The ‘kitchen sink’ strategy
Bohner said one strategy definitely works, but whether it pays is another matter. That’s throwing the ‘kitchen sink’ at a long-season variety with a high seeding rate of 250,000 seeds/acre, CruiserMaxx seed treatment, HiCoat inoculant, Quilt foliar fungicide, 50 lbs./acre of N in the form of ESN and ammonium sulphate, three gallons/acre of 2-20-18 liquid applied in-furrow, six litres of SRN slow-release N and two litres of 3-16-16 foliar fertilizer.
“This package worked nicely in terms of increasing yield and plant size. When we married the concept of really feeding the beans and growing a longer-maturing variety we managed to squeeze seven bushels per acre more yield out on average and it was essentially 100 per cent consistent — at every site we had more yield,” Bohner said.
Unfortunately the cost of all the inputs was $140/acre, making the strategy uneconomic.
The research did show the value of a longer-maturing variety with 200 crop heat units longer than recommended for the area in which it was grown consistently gave an average 2.1 bu./acre more yield.

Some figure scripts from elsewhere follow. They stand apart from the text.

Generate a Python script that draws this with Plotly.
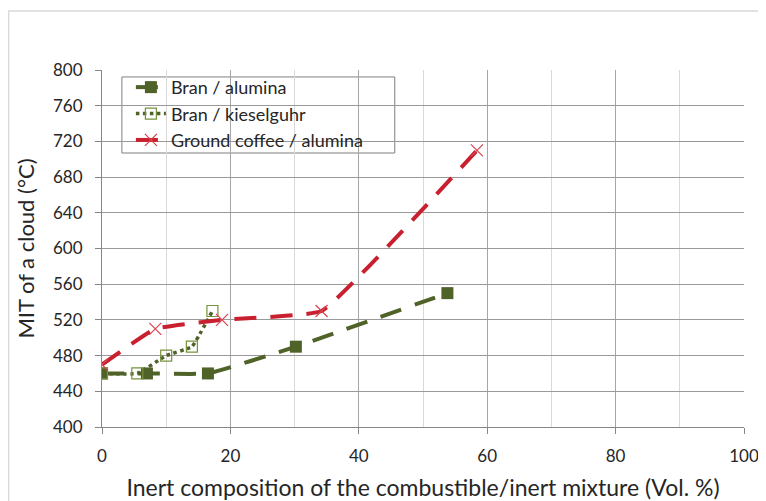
import plotly.graph_objects as go

# Data
bran_alumina_x = [0, 7, 16.5, 30.2, 53.8]
bran_alumina_y = [460, 460, 460, 490, 550]

bran_kiesel_x = [0, 5.5, 10, 14, 17.2]
bran_kiesel_y = [460, 460, 480, 490, 530]

coffee_x = [0, 8.3, 18.7, 34.2, 58.4]
coffee_y = [470, 510, 520, 530, 710]

x_ticks = [0, 20, 40, 60, 80, 100]
y_ticks = [400, 440, 480, 520, 560, 600, 640, 680, 720, 760, 800]

GREEN = "#4F6228"
RED = "#C8202F"
FONT = "Lato"
TXT = "#262626"

fig = go.Figure()

fig.add_trace(go.Scatter(
    x=bran_alumina_x, y=bran_alumina_y, name="Bran / alumina",
    mode="lines+markers",
    line=dict(color=GREEN, width=4, dash="22px,14px", shape="spline", smoothing=0.3),
    marker=dict(symbol="square", size=12, color=GREEN),
))
fig.add_trace(go.Scatter(
    x=bran_kiesel_x, y=bran_kiesel_y, name="Bran / kieselguhr",
    mode="lines+markers",
    line=dict(color=GREEN, width=3.5, dash="dot", shape="spline", smoothing=0.3),
    marker=dict(symbol="square-open", size=11, color="#76923C", line=dict(width=1.2)),
))
fig.add_trace(go.Scatter(
    x=coffee_x, y=coffee_y, name="Ground coffee / alumina",
    mode="lines+markers",
    line=dict(color=RED, width=4, dash="22px,14px", shape="spline", smoothing=0.3),
    marker=dict(symbol="x-thin-open", size=12, color="#D9434E", line=dict(width=1.2, color="#D9434E")),
))

# page body has an 8px margin, so the figure starts at page (8, 8)
fig.update_layout(
    width=758, height=493,
    margin=dict(l=94, r=22, t=62, b=74),
    paper_bgcolor="white", plot_bgcolor="white",
    font=dict(family=FONT, size=17, color=TXT),
    showlegend=True,
    legend=dict(
        x=0.045, y=1.003, xanchor="left", yanchor="top",
        bgcolor="rgba(0,0,0,0)", borderwidth=0,
        font=dict(family=FONT, size=18, color=TXT),
        tracegroupgap=0, itemwidth=30,
    ),
    shapes=[
        # outer chart-area border
        dict(type="rect", xref="paper", yref="paper",
             x0=-0.1455, y0=-0.4, x1=1.2, y1=1.165,
             line=dict(color="#D9D9D9", width=1.5), layer="below"),
        # legend box
        dict(type="rect", xref="x", yref="y",
             x0=3.1, y0=707, x1=45.6, y1=792.2,
             fillcolor="white", line=dict(color="#7F7F7F", width=1), layer="below"),
    ],
)

fig.update_xaxes(
    range=[0, 100], tickvals=x_ticks,
    showgrid=True, gridcolor="#A6A6A6", gridwidth=1,
    minor=dict(dtick=10, showgrid=True, gridcolor="#D9D9D9", gridwidth=1),
    showline=True, linecolor="#868686", linewidth=1,
    ticks="outside", ticklen=6, tickcolor="#868686", ticklabelstandoff=8,
    tickfont=dict(family=FONT, size=17, color=TXT),
    zeroline=False, automargin=False,
    title=dict(text="Inert composition of the combustible/inert mixture (Vol. %)",
               font=dict(family=FONT, size=23, color=TXT), standoff=14),
)
fig.update_yaxes(
    range=[400, 800], tickvals=y_ticks,
    showgrid=True, gridcolor="#999999", gridwidth=1,
    showline=True, linecolor="#868686", linewidth=1,
    ticks="outside", ticklen=6, tickcolor="#868686", ticklabelstandoff=9,
    tickfont=dict(family=FONT, size=17, color=TXT),
    zeroline=False, automargin=False,
    title=dict(text="MIT of a cloud (°C)",
               font=dict(family=FONT, size=22, color=TXT), standoff=12),
)

fig.write_html("out.html")
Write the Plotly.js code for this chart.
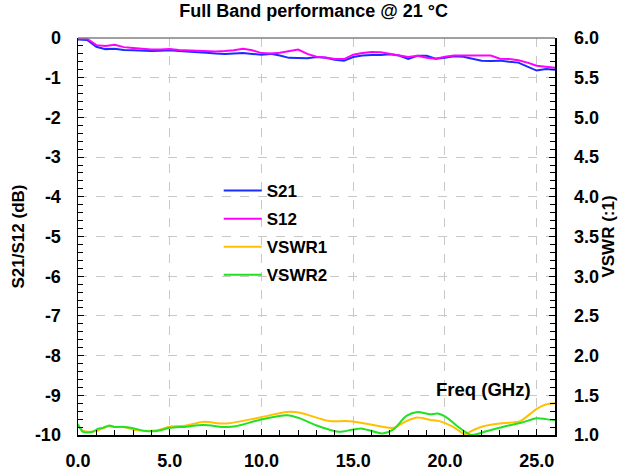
<!DOCTYPE html>
<html>
<head>
<meta charset="utf-8">
<script src="https://cdn.plot.ly/plotly-3.0.1.min.js"></script>
<style>html,body{margin:0;padding:0;background:#fff;}#chart{width:621px;height:470px;}</style>
</head>
<body>
<div id="chart"></div>
<script>
const freqS = [0,0.5,1,1.5,2,2.5,3,3.5,4,4.5,5,5.5,6,6.5,7,7.5,8,8.5,9,9.5,10,10.5,11,11.5,12,12.5,13,13.5,14,14.5,15,15.5,16,16.5,17,17.5,18,18.5,19,19.5,20,20.5,21,21.5,22,22.5,23,23.5,24,24.5,25,25.5,26];
const s21 = [-0.04,-0.05,-0.22,-0.28,-0.27,-0.30,-0.31,-0.32,-0.33,-0.32,-0.31,-0.33,-0.34,-0.35,-0.37,-0.39,-0.40,-0.39,-0.38,-0.40,-0.42,-0.40,-0.44,-0.50,-0.50,-0.51,-0.48,-0.50,-0.55,-0.57,-0.48,-0.44,-0.43,-0.43,-0.41,-0.44,-0.53,-0.45,-0.45,-0.52,-0.50,-0.46,-0.47,-0.52,-0.57,-0.58,-0.57,-0.60,-0.62,-0.72,-0.82,-0.78,-0.80];
const s12 = [-0.01,-0.02,-0.18,-0.20,-0.17,-0.23,-0.25,-0.27,-0.29,-0.29,-0.28,-0.30,-0.31,-0.32,-0.33,-0.34,-0.33,-0.31,-0.27,-0.31,-0.38,-0.39,-0.37,-0.33,-0.29,-0.40,-0.47,-0.49,-0.53,-0.53,-0.42,-0.38,-0.35,-0.36,-0.40,-0.45,-0.48,-0.45,-0.50,-0.52,-0.47,-0.44,-0.44,-0.44,-0.43,-0.44,-0.52,-0.53,-0.56,-0.62,-0.70,-0.73,-0.75];
const freqV1 = [0,0.3,1.0,1.3,1.7,2.0,2.5,3.2,4.3,5.0,5.9,6.8,8.1,9.9,11.4,12.1,13.7,14.6,15.4,16.6,17.2,17.9,18.5,19.2,19.7,20.4,21.1,21.35,22.1,23.2,24.1,25.0,25.5,26.0];
const vswr1 = [1.12,1.05,1.05,1.08,1.11,1.10,1.10,1.06,1.06,1.105,1.12,1.165,1.145,1.22,1.29,1.28,1.175,1.175,1.155,1.105,1.09,1.175,1.22,1.19,1.175,1.11,1.01,1.04,1.11,1.15,1.175,1.33,1.385,1.40];
const freqV2 = [0,0.27,0.8,1.1,1.35,1.7,2.0,2.45,3.0,3.7,4.3,5.0,5.9,6.8,8.1,8.6,9.9,11.4,12.1,13.0,14.2,15.0,15.5,16.6,17.2,17.9,18.5,19.2,19.6,20.1,20.8,21.45,22.3,23.2,24.1,25.0,25.5,26.0];
const vswr2 = [1.135,1.04,1.04,1.08,1.09,1.12,1.10,1.105,1.085,1.05,1.05,1.09,1.105,1.125,1.10,1.11,1.19,1.25,1.21,1.12,1.04,1.07,1.08,1.02,1.07,1.24,1.29,1.26,1.27,1.22,1.09,1.0,1.05,1.105,1.15,1.21,1.20,1.185];
const xTicks = [0,5,10,15,20,25];
const yTicks = [0,-1,-2,-3,-4,-5,-6,-7,-8,-9,-10];
const y2Ticks = [6.0,5.5,5.0,4.5,4.0,3.5,3.0,2.5,2.0,1.5,1.0];

const F = 'Liberation Sans, Arial, sans-serif';
const traces = [
  {x: freqS, y: s21, name: 'S21', legendgroup: 'a', mode: 'lines', line: {color: '#1a2cff', width: 2}},
  {x: freqS, y: s12, name: 'S12', legendgroup: 'b', mode: 'lines', line: {color: '#ff00ff', width: 2}},
  {x: freqV1, y: vswr1, name: 'VSWR1', legendgroup: 'c', mode: 'lines', yaxis: 'y2', line: {color: '#ffc000', width: 2, shape: 'spline', smoothing: 0.8}},
  {x: freqV2, y: vswr2, name: 'VSWR2', legendgroup: 'd', mode: 'lines', yaxis: 'y2', line: {color: '#22e022', width: 2, shape: 'spline', smoothing: 0.8}}
];
const tickf = {family: F, size: 18, color: '#000', weight: 'bold'};
const layout = {
  width: 621, height: 470,
  margin: {l: 78, r: 66, t: 38, b: 35},
  paper_bgcolor: '#fff', plot_bgcolor: '#fff',
  font: {family: F, color: '#000'},
  title: {text: 'Full Band performance @ 21 °C', font: {family: F, size: 18, weight: 'bold', color: '#000'}, x: 0.505, xanchor: 'center', y: 0.99, yanchor: 'top'},
  showlegend: true,
  legend: {x: 0.295, y: 0.66, xanchor: 'left', yanchor: 'top', bgcolor: 'rgba(0,0,0,0)', itemwidth: 38,
    font: {family: F, size: 17, weight: 'bold', color: '#000'}, tracegroupgap: 3},
  xaxis: {range: [0, 26], tickvals: xTicks, ticktext: xTicks.map(v => v.toFixed(1)), tickfont: tickf,
    showline: true, linecolor: '#000', linewidth: 1.5, ticks: 'inside', ticklen: 6, tickcolor: '#000',
    minor: {dtick: 1, ticks: 'inside', ticklen: 5, tickcolor: '#000', showgrid: false},
    showgrid: true, gridcolor: '#c8c8c8', griddash: 'dash', gridwidth: 1, zeroline: false, ticklabelstandoff: 9, fixedrange: true},
  yaxis: {range: [-10, 0], tickvals: yTicks, ticktext: yTicks.map(String), tickfont: tickf,
    title: {text: 'S21/S12 (dB)', font: {family: F, size: 17, weight: 'bold', color: '#000'}, standoff: 6},
    showline: true, linecolor: '#000', linewidth: 1.5, ticks: 'inside', ticklen: 6, tickcolor: '#000',
    minor: {dtick: 0.2, ticks: 'inside', ticklen: 5, tickcolor: '#000', showgrid: false},
    showgrid: true, gridcolor: '#c8c8c8', griddash: 'dash', gridwidth: 1, zeroline: false, ticklabelstandoff: 12, fixedrange: true},
  yaxis2: {range: [1, 6], overlaying: 'y', side: 'right', tickvals: y2Ticks, ticktext: y2Ticks.map(v => v.toFixed(1)), tickfont: tickf,
    title: {text: 'VSWR (:1)', font: {family: F, size: 17, weight: 'bold', color: '#000'}, standoff: 4},
    showline: true, linecolor: '#000', linewidth: 1.5, ticks: 'inside', ticklen: 6, tickcolor: '#000',
    minor: {dtick: 0.1, ticks: 'inside', ticklen: 5, tickcolor: '#000', showgrid: false},
    showgrid: false, zeroline: false, ticklabelstandoff: 14, fixedrange: true},
  shapes: [{type: 'line', xref: 'paper', yref: 'paper', x0: 0, x1: 1, y0: 1, y1: 1, line: {color: '#808080', width: 1.5}}],
  annotations: [{text: 'Freq (GHz)', x: 22.1, y: -8.85, xref: 'x', yref: 'y', showarrow: false, font: {family: F, size: 18.5, weight: 'bold', color: '#000'}}]
};
Plotly.newPlot('chart', traces, layout, {displayModeBar: false, staticPlot: true});
</script>
</body>
</html>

But Bohner noted that in Manitoba this approach may not work because of fewer frost-free days.
Fungicides — maybe
Bohner expects there will be a trend to apply more foliar fungicides to soybeans, but again, the economics need to be assessed.
He said that in Ontario, one application at the R2 to R3 growth stage averaged about two bushels per acre yield increase, and spraying twice at the R2 and again at the R3 to R4 stages produced an average of 5.2 bu./acre increase.
But it becomes an economic decision and may not be a good recommendation for everyone,” Bohner said.
The take-home message for soybean growers and agronomists in Manitoba is not to overdo soybean management, he said, adding that foliar feeding, and using biostimulants and other additives does not consistently change yields.
“Large yield gains will require impacting reproductive growth stages, which means we need to continue to work on pod set and retention issues,” Bohner said.
“Meanwhile growers should try whatever they want to try because it’s really hard to significantly mess up soybeans. They may take a yield drop but it’s usually small. I’d suggest only experimenting with the amount of acres they’re willing to play with.”